Exclude the pictures and return every line exactly as written.

- [Data shown]:
(begin)

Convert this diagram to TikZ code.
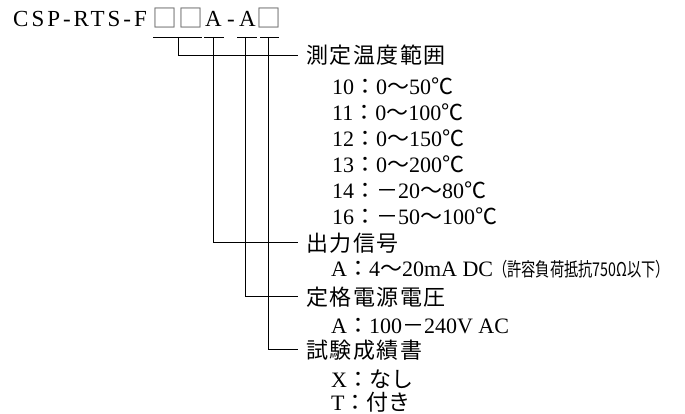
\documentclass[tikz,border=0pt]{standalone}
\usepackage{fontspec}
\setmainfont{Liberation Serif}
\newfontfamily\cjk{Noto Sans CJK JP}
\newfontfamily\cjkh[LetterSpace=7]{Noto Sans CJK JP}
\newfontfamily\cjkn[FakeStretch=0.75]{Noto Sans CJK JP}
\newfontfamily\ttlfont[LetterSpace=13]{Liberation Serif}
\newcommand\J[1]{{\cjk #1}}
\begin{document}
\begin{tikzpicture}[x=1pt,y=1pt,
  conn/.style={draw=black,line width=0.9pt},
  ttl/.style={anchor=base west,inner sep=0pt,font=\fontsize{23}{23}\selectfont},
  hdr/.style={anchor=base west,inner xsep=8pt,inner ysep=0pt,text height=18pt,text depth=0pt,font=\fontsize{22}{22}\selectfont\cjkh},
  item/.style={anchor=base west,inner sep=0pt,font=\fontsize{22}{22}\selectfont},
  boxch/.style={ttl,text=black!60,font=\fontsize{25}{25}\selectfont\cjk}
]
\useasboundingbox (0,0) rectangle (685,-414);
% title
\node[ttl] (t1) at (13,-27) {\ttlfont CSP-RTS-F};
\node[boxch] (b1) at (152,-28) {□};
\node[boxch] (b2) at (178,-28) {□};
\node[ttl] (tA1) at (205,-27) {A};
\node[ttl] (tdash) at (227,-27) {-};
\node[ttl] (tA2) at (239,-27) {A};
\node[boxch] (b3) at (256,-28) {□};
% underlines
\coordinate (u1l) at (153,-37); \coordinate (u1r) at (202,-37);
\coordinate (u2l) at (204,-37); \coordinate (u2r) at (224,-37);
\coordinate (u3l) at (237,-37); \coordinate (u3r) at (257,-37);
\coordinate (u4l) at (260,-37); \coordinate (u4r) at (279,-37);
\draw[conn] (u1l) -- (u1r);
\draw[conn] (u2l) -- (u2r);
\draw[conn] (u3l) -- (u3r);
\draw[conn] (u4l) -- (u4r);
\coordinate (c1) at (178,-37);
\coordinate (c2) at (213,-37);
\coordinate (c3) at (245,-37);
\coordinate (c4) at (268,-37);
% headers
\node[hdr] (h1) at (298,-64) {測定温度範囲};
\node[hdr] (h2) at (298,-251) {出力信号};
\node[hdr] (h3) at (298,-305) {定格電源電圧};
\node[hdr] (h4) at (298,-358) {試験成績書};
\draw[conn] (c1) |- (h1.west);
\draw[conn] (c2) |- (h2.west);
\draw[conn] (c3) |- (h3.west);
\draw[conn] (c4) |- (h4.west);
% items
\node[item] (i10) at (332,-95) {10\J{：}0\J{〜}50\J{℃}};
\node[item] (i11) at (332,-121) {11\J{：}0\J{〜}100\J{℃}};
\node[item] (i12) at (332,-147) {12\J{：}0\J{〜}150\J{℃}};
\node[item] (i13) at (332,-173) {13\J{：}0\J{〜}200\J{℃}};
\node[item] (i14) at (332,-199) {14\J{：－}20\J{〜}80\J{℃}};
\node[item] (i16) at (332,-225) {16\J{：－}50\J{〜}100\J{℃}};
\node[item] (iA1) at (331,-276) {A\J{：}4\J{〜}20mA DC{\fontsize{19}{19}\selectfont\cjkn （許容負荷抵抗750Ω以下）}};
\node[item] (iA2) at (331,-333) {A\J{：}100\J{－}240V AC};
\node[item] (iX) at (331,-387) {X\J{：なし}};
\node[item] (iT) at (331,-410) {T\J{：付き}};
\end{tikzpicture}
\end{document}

(end)

- [The response]:
Convert this diagram to TikZ code.
\documentclass[tikz,border=0pt]{standalone}
\usepackage{fontspec}
\setmainfont{Liberation Serif}
\newfontfamily\cjk{Noto Sans CJK JP}
\newfontfamily\cjkh[LetterSpace=7]{Noto Sans CJK JP}
\newfontfamily\cjkn[FakeStretch=0.75]{Noto Sans CJK JP}
\newfontfamily\ttlfont[LetterSpace=13]{Liberation Serif}
\newcommand\J[1]{{\cjk #1}}
\begin{document}
\begin{tikzpicture}[x=1pt,y=1pt,
  conn/.style={draw=black,line width=0.9pt},
  ttl/.style={anchor=base west,inner sep=0pt,font=\fontsize{23}{23}\selectfont},
  hdr/.style={anchor=base west,inner xsep=8pt,inner ysep=0pt,text height=18pt,text depth=0pt,font=\fontsize{22}{22}\selectfont\cjkh},
  item/.style={anchor=base west,inner sep=0pt,font=\fontsize{22}{22}\selectfont},
  boxch/.style={ttl,text=black!60,font=\fontsize{25}{25}\selectfont\cjk}
]
\useasboundingbox (0,0) rectangle (685,-414);
% title
\node[ttl] (t1) at (13,-27) {\ttlfont CSP-RTS-F};
\node[boxch] (b1) at (152,-28) {□};
\node[boxch] (b2) at (178,-28) {□};
\node[ttl] (tA1) at (205,-27) {A};
\node[ttl] (tdash) at (227,-27) {-};
\node[ttl] (tA2) at (239,-27) {A};
\node[boxch] (b3) at (256,-28) {□};
% underlines
\coordinate (u1l) at (153,-37); \coordinate (u1r) at (202,-37);
\coordinate (u2l) at (204,-37); \coordinate (u2r) at (224,-37);
\coordinate (u3l) at (237,-37); \coordinate (u3r) at (257,-37);
\coordinate (u4l) at (260,-37); \coordinate (u4r) at (279,-37);
\draw[conn] (u1l) -- (u1r);
\draw[conn] (u2l) -- (u2r);
\draw[conn] (u3l) -- (u3r);
\draw[conn] (u4l) -- (u4r);
\coordinate (c1) at (178,-37);
\coordinate (c2) at (213,-37);
\coordinate (c3) at (245,-37);
\coordinate (c4) at (268,-37);
% headers
\node[hdr] (h1) at (298,-64) {測定温度範囲};
\node[hdr] (h2) at (298,-251) {出力信号};
\node[hdr] (h3) at (298,-305) {定格電源電圧};
\node[hdr] (h4) at (298,-358) {試験成績書};
\draw[conn] (c1) |- (h1.west);
\draw[conn] (c2) |- (h2.west);
\draw[conn] (c3) |- (h3.west);
\draw[conn] (c4) |- (h4.west);
% items
\node[item] (i10) at (332,-95) {10\J{：}0\J{〜}50\J{℃}};
\node[item] (i11) at (332,-121) {11\J{：}0\J{〜}100\J{℃}};
\node[item] (i12) at (332,-147) {12\J{：}0\J{〜}150\J{℃}};
\node[item] (i13) at (332,-173) {13\J{：}0\J{〜}200\J{℃}};
\node[item] (i14) at (332,-199) {14\J{：－}20\J{〜}80\J{℃}};
\node[item] (i16) at (332,-225) {16\J{：－}50\J{〜}100\J{℃}};
\node[item] (iA1) at (331,-276) {A\J{：}4\J{〜}20mA DC{\fontsize{19}{19}\selectfont\cjkn （許容負荷抵抗750Ω以下）}};
\node[item] (iA2) at (331,-333) {A\J{：}100\J{－}240V AC};
\node[item] (iX) at (331,-387) {X\J{：なし}};
\node[item] (iT) at (331,-410) {T\J{：付き}};
\end{tikzpicture}
\end{document}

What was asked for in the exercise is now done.